Exercise details:
Each line below must be set down exactly; omit any image you find.

==========

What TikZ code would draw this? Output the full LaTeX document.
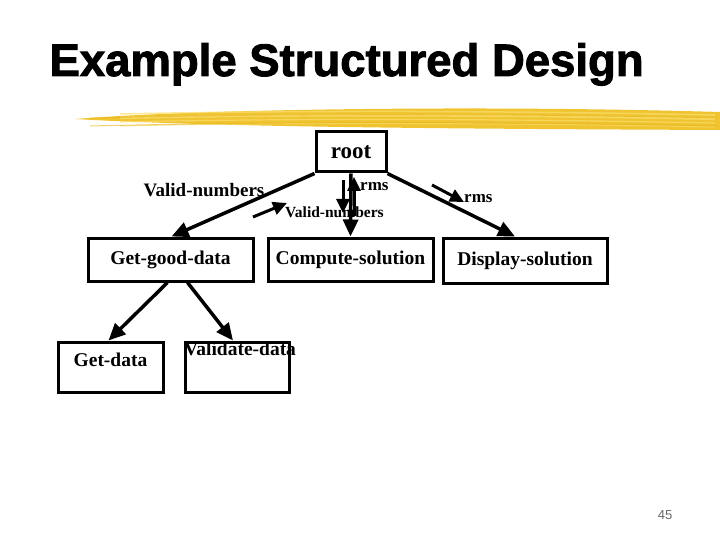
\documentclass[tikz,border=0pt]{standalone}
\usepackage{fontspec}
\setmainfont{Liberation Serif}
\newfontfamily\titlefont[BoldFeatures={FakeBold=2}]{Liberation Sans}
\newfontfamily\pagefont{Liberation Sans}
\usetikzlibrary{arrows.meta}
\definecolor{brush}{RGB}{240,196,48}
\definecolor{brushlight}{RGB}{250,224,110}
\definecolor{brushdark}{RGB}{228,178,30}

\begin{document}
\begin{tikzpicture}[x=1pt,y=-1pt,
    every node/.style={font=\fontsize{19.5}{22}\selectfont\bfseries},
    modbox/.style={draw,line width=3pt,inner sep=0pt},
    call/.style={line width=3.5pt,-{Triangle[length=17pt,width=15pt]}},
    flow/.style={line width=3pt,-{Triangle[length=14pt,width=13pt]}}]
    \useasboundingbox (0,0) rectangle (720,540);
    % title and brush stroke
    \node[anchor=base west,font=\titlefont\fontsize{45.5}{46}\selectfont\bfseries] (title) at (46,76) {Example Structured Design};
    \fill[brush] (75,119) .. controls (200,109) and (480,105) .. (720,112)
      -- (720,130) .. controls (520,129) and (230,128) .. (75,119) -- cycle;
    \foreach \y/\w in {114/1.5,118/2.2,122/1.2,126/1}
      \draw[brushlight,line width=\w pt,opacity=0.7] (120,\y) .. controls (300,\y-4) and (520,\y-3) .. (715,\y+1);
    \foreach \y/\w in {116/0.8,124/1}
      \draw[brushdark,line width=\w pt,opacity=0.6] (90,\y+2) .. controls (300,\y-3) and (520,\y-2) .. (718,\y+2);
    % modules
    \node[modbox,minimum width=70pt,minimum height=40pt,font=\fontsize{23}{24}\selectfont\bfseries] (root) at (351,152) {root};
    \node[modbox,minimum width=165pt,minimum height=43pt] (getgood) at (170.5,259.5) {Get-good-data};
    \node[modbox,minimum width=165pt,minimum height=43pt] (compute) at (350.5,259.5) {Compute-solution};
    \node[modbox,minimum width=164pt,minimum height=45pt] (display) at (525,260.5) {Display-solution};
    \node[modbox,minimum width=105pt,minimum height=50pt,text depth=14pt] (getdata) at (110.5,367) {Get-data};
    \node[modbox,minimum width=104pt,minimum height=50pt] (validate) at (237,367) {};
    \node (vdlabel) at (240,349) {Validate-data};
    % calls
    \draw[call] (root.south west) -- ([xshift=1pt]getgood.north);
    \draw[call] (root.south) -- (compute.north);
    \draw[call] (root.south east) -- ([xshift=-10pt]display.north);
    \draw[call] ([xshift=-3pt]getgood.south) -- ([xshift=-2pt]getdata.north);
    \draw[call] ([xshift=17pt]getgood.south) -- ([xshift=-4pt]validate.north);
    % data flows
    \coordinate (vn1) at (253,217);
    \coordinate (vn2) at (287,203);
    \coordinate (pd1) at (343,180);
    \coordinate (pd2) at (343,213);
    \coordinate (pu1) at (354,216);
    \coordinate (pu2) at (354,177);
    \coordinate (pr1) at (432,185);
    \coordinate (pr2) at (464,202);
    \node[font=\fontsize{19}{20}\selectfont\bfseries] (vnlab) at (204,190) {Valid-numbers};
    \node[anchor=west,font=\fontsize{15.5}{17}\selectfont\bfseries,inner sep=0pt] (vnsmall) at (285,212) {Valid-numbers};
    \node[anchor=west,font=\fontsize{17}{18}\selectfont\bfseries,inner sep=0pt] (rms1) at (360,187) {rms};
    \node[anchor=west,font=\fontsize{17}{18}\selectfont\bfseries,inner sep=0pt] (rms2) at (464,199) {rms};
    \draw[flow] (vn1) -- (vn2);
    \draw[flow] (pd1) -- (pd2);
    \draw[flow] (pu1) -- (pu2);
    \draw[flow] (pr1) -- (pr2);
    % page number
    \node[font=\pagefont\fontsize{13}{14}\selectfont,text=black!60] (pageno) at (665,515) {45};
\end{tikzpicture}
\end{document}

==========

Result:
What TikZ code would draw this? Output the full LaTeX document.
\documentclass[tikz,border=0pt]{standalone}
\usepackage{fontspec}
\setmainfont{Liberation Serif}
\newfontfamily\titlefont[BoldFeatures={FakeBold=2}]{Liberation Sans}
\newfontfamily\pagefont{Liberation Sans}
\usetikzlibrary{arrows.meta}
\definecolor{brush}{RGB}{240,196,48}
\definecolor{brushlight}{RGB}{250,224,110}
\definecolor{brushdark}{RGB}{228,178,30}

\begin{document}
\begin{tikzpicture}[x=1pt,y=-1pt,
    every node/.style={font=\fontsize{19.5}{22}\selectfont\bfseries},
    modbox/.style={draw,line width=3pt,inner sep=0pt},
    call/.style={line width=3.5pt,-{Triangle[length=17pt,width=15pt]}},
    flow/.style={line width=3pt,-{Triangle[length=14pt,width=13pt]}}]
    \useasboundingbox (0,0) rectangle (720,540);
    % title and brush stroke
    \node[anchor=base west,font=\titlefont\fontsize{45.5}{46}\selectfont\bfseries] (title) at (46,76) {Example Structured Design};
    \fill[brush] (75,119) .. controls (200,109) and (480,105) .. (720,112)
      -- (720,130) .. controls (520,129) and (230,128) .. (75,119) -- cycle;
    \foreach \y/\w in {114/1.5,118/2.2,122/1.2,126/1}
      \draw[brushlight,line width=\w pt,opacity=0.7] (120,\y) .. controls (300,\y-4) and (520,\y-3) .. (715,\y+1);
    \foreach \y/\w in {116/0.8,124/1}
      \draw[brushdark,line width=\w pt,opacity=0.6] (90,\y+2) .. controls (300,\y-3) and (520,\y-2) .. (718,\y+2);
    % modules
    \node[modbox,minimum width=70pt,minimum height=40pt,font=\fontsize{23}{24}\selectfont\bfseries] (root) at (351,152) {root};
    \node[modbox,minimum width=165pt,minimum height=43pt] (getgood) at (170.5,259.5) {Get-good-data};
    \node[modbox,minimum width=165pt,minimum height=43pt] (compute) at (350.5,259.5) {Compute-solution};
    \node[modbox,minimum width=164pt,minimum height=45pt] (display) at (525,260.5) {Display-solution};
    \node[modbox,minimum width=105pt,minimum height=50pt,text depth=14pt] (getdata) at (110.5,367) {Get-data};
    \node[modbox,minimum width=104pt,minimum height=50pt] (validate) at (237,367) {};
    \node (vdlabel) at (240,349) {Validate-data};
    % calls
    \draw[call] (root.south west) -- ([xshift=1pt]getgood.north);
    \draw[call] (root.south) -- (compute.north);
    \draw[call] (root.south east) -- ([xshift=-10pt]display.north);
    \draw[call] ([xshift=-3pt]getgood.south) -- ([xshift=-2pt]getdata.north);
    \draw[call] ([xshift=17pt]getgood.south) -- ([xshift=-4pt]validate.north);
    % data flows
    \coordinate (vn1) at (253,217);
    \coordinate (vn2) at (287,203);
    \coordinate (pd1) at (343,180);
    \coordinate (pd2) at (343,213);
    \coordinate (pu1) at (354,216);
    \coordinate (pu2) at (354,177);
    \coordinate (pr1) at (432,185);
    \coordinate (pr2) at (464,202);
    \node[font=\fontsize{19}{20}\selectfont\bfseries] (vnlab) at (204,190) {Valid-numbers};
    \node[anchor=west,font=\fontsize{15.5}{17}\selectfont\bfseries,inner sep=0pt] (vnsmall) at (285,212) {Valid-numbers};
    \node[anchor=west,font=\fontsize{17}{18}\selectfont\bfseries,inner sep=0pt] (rms1) at (360,187) {rms};
    \node[anchor=west,font=\fontsize{17}{18}\selectfont\bfseries,inner sep=0pt] (rms2) at (464,199) {rms};
    \draw[flow] (vn1) -- (vn2);
    \draw[flow] (pd1) -- (pd2);
    \draw[flow] (pu1) -- (pu2);
    \draw[flow] (pr1) -- (pr2);
    % page number
    \node[font=\pagefont\fontsize{13}{14}\selectfont,text=black!60] (pageno) at (665,515) {45};
\end{tikzpicture}
\end{document}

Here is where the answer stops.